容赦なく照り付けてくる日差しに、体力をどんどん奪われる。
水は、500mlのペットボトル一本だけ。
高さでくらくらしてるのか、熱中症でクラクラしてるのか、分からなくなってくるほどでした。時々吹いてくる涼しい風と先輩から分けてもらった水がなければ、今頃古北口長城の崖の下で干からびていたかもしれません。



砂利が多くて、足元が滑りやすくなっているので、危ないねなんて話していたら、ドイツ人参加者が、狭い道で座り込んでいる。
どうやら足を滑らせて、転んだようだ。足がものすごく腫れていました。
あれは、自力じゃ降りられないだろうなぁ。
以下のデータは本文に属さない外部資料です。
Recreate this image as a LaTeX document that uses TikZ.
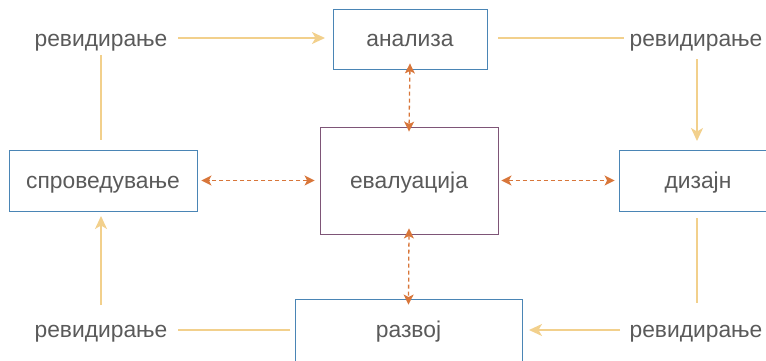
\documentclass[tikz,border=0pt]{standalone}
\usepackage{fontspec}
\setmainfont{Liberation Sans}
\usetikzlibrary{arrows.meta}
\definecolor{boxblue}{HTML}{4A85B5}
\definecolor{boxpurple}{HTML}{7E5577}
\definecolor{txt}{HTML}{5A5A5A}
\definecolor{rev}{HTML}{F2D08C}
\definecolor{ev}{HTML}{D8763A}
\tikzset{
  box/.style={draw=boxblue, line width=0.9pt, fill=white, text=txt, inner sep=0pt, text height=15pt, text depth=0pt, font=\fontsize{22.8}{26}\selectfont},
  lbl/.style={text=txt, inner sep=0pt, text height=15pt, text depth=0pt, font=\fontsize{22.8}{26}\selectfont},
  revline/.style={draw=rev, line width=1.4pt},
  revarrow/.style={revline, -{Stealth[length=13pt,width=12pt,inset=3.5pt]}},
  evarrow/.style={draw=ev, line width=1.3pt, dash pattern=on 4pt off 3pt, {Stealth[length=10pt,width=10pt,inset=2.5pt]}-{Stealth[length=10pt,width=10pt,inset=2.5pt]}}
}
\begin{document}
\begin{tikzpicture}[x=1pt,y=-1pt]
\useasboundingbox (0,0) rectangle (766,360);
\begin{scope}
\clip (0,0) rectangle (766,360);
\node[box, minimum width=154pt, minimum height=60pt] (an) at (410,39) {анализа};
\node[box, draw=boxpurple, minimum width=178pt, minimum height=107pt] (eval) at (409,180.5) {евалуација};
\node[box, minimum width=188pt, minimum height=61pt] (spr) at (103,180.5) {спроведување};
\node[box, minimum width=158pt, minimum height=61pt] (diz) at (698,180.5) {дизајн};
\node[box, minimum width=227pt, minimum height=62pt] (raz) at (408.5,330) {развој};
\end{scope}
\node[lbl] (tl) at (101,39) {ревидирање};
\node[lbl] (tr) at (696,39) {ревидирање};
\node[lbl] (bl) at (101,330) {ревидирање};
\node[lbl] (br) at (696,330) {ревидирање};
\coordinate (c1) at (178,38);
\coordinate (c2) at (325,38);
\draw[revarrow] (c1) -- (c2);
\coordinate (c3) at (101,55);
\coordinate (c4) at (101,140);
\draw[revline] (c3) -- (c4);
\coordinate (c5) at (498,38);
\coordinate (c6) at (624,38);
\draw[revline] (c5) -- (c6);
\coordinate (c7) at (697,59);
\coordinate (c8) at (697,141);
\draw[revarrow] (c7) -- (c8);
\coordinate (c9) at (697,218);
\coordinate (c10) at (697,303);
\draw[revline] (c9) -- (c10);
\coordinate (c11) at (620,330);
\coordinate (c12) at (529,330);
\draw[revarrow] (c11) -- (c12);
\coordinate (c13) at (290,330);
\coordinate (c14) at (178,330);
\draw[revline] (c13) -- (c14);
\coordinate (c15) at (101,305);
\coordinate (c16) at (101,216);
\draw[revarrow] (c15) -- (c16);
\draw[evarrow] ([yshift=6pt]an.south) -- ([yshift=-5pt]eval.north);
\draw[evarrow] ([xshift=-5pt]eval.west) -- ([xshift=4pt]spr.east);
\draw[evarrow] ([xshift=3pt]eval.east) -- ([xshift=-4pt]diz.west);
\draw[evarrow] ([yshift=6pt]eval.south) -- ([yshift=-6pt]raz.north);
\end{tikzpicture}
\end{document}
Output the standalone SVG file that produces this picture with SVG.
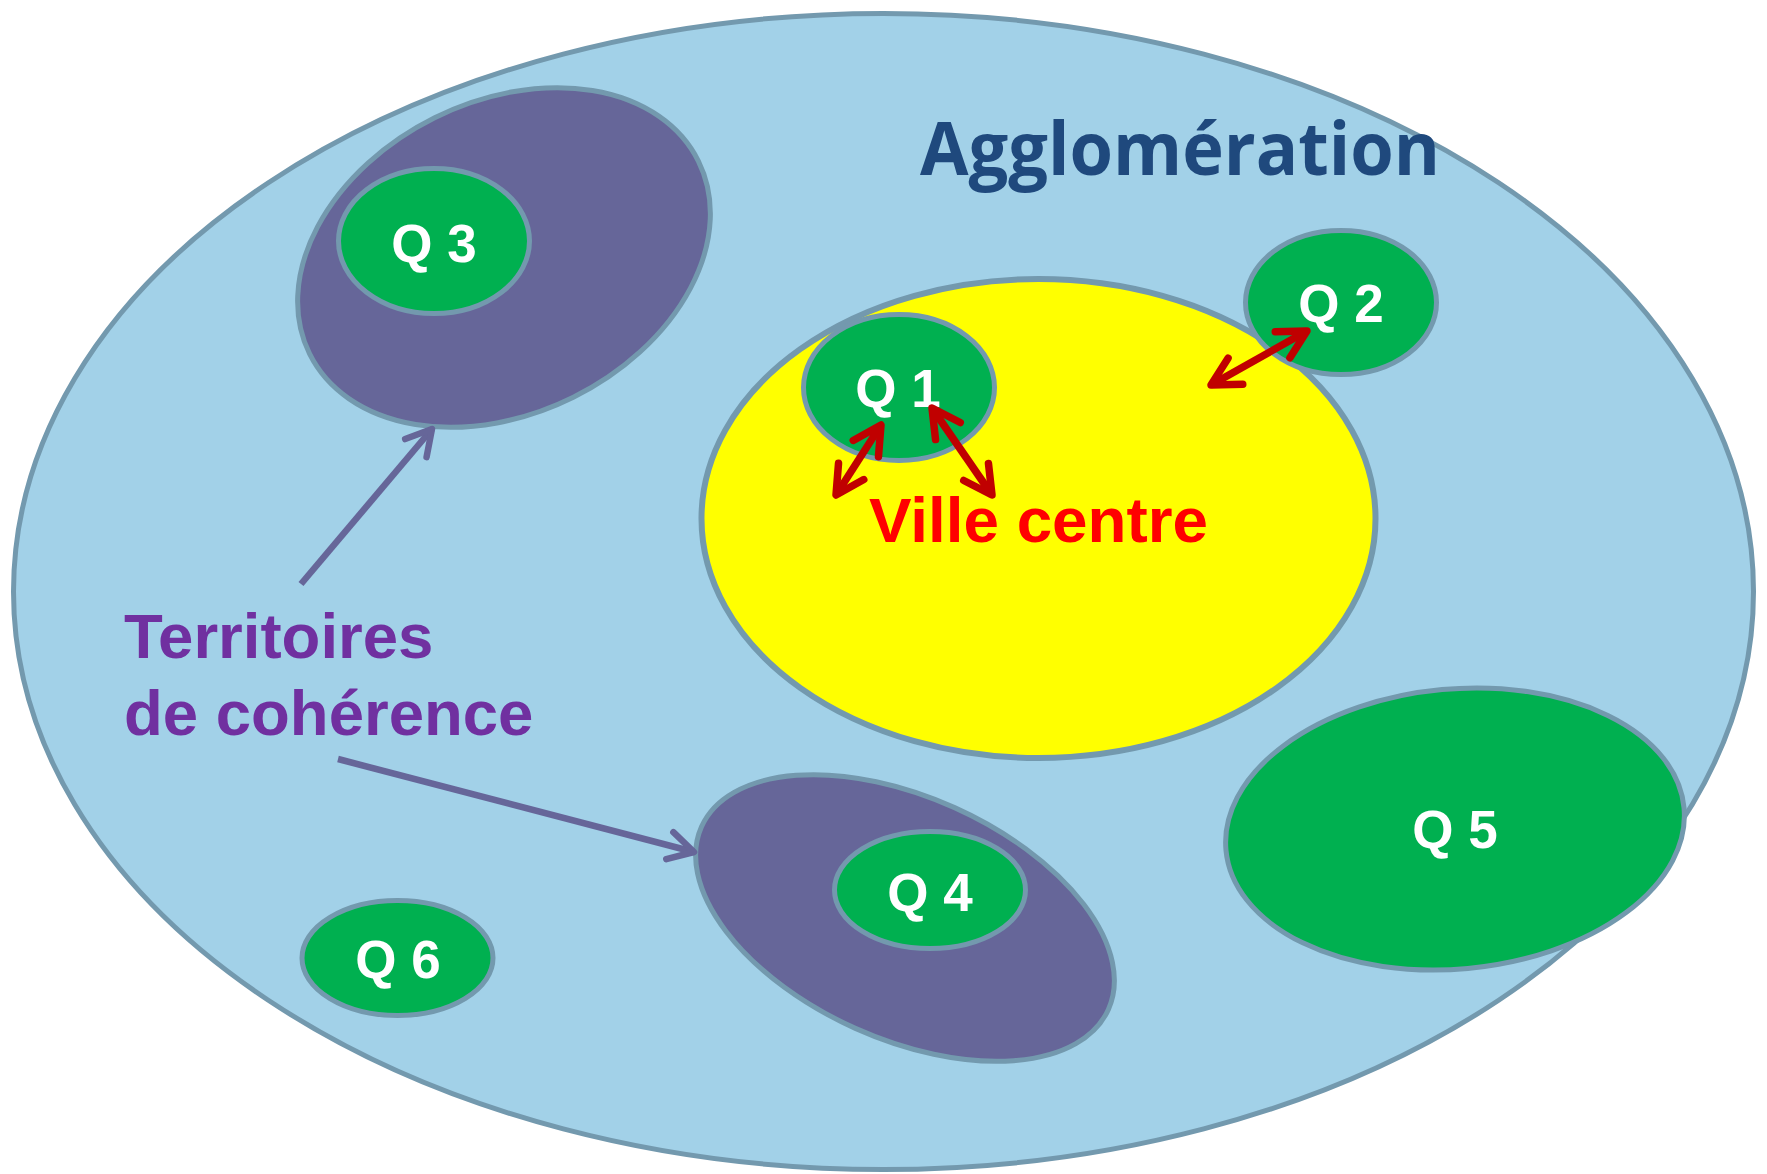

気をつけなくちゃ…と言った矢先に、先輩が足を滑らせました。


危ないッ!!!


尻もちをついてしまいましたが、幸い、怪我がなくてすみました。
本当に危険です。
ようやくのことで、折り返しポイントに到着。
喉の渇きと高所との闘いからも、ようやく開放されるー!と喜んでいる図↓↓

「折り返し地点にて」


しかし、ここからがさらなる恐怖の始まりでした。

「道なき道を行く…。まさに“下山”」


え!?ここを降りるの!?って感じの山道を下ります。
足元はさらに悪くなっており、ちょっと気を抜くと、すぐにズルッと滑る。
草が背丈ほど生い茂る中、道は細く、その上、よくみると崖になってる!!!
私の靴は、底の磨り減ったスニーカー。挙句に、半そで。
足元が滑るので回りにある草木を掴もうとしたら、棘がある木で痛いし、一度滑ったら、そのまま奈落の底に落ちていきそうな山道。
後ろから来る見ず知らずの日本人夫婦に、山道の歩き方をレクチャーされるも、振り向く余裕はなく、ひたすら言われたとおりに一歩ずつ足を進め必死で歩きました。


急な坂道で、もう絶対に降りられないと泣き言を言っていたら、前を歩いていたおじさんが中国語で、「そっちは大丈夫か!?」と聞いてきました。
「不行!!!(ダメ!)」とっさに答えたら、そのおじさんが、ちょっと待ってろ!と言って戻ってきて、降りるのをアシストしてくれる。
そして、私たちのアシストが終ると、滑り易く細い崖の獣道を、まるで野ザルのように軽々と走って(!)先方に行き、前の方の危険ポイントで再び他の人のアシストをする。
私がちょっとでも足を滑らせて「うぎゃー!!」と叫び声をあげると、彼はすぐにすっ飛んで戻ってきてくれ、崖側に自分が立ち、さっと手を差し伸べてくれる。
そして、危険な箇所を私が通り過ぎるまで、ちゃんとアシストしてくれるのです。


まさに、スーパーマン


大会関係者かと思いきや、彼のリュックの後ろには参加者ゼッケンがついていました。
ってことは、彼は完全にボランティア!?一体何者!?
でも私はきっと彼がいなかったら、無事に山を下りられなかったと思います。
とりあえず平地に無事たどり着いた後、彼の後姿に向かって
「どこぞのダレだか存じませぬが、本当にありがとうございまする…」と、手を合わせたのは言うまでもない。



「下界にたどり着くも、まだこんな獣道。
虫が大嫌いなので、普段だったら絶対に足を踏み入れない…。」


ここからさらに歩くこと1時間。
小さなダムを抜け、アスファルトの道に出ると今度は太陽の照り返しに体力を奪われつつ、なんとか農村を抜けようやくゴールの駐車場にたどり着きました。
今回はどこにも水を売ってる場所がなくて、参りました。
先輩が、先にゴールしている人に電話をして、水の確保を頼んでくれたので、
到着後すぐに水にありつけましたが…。
いやー。ホント、事前に登山靴の準備とか、水の準備を連絡して欲しかったわ…。


ウォーキング大会というから、すっかりハイキングを予想していたのですが、本格的な登山と相成りました。
でももう2度と、こんな怖い思いをしてまで長城に登りたくありませぬ…。


前回の司馬台ウォーキングは、ロッククライミングのようで怖かったのですが、まだあっちの方がマシでした。


ちなみに、帰りのバスの中で、コース地図を見直していたら、私たちが歩いたコースは、15kmとなっていました!!!
申込書には、12kmと書いてあったのに、現地で配られたチケットには15kmと書いてあった。どっちなんだー!?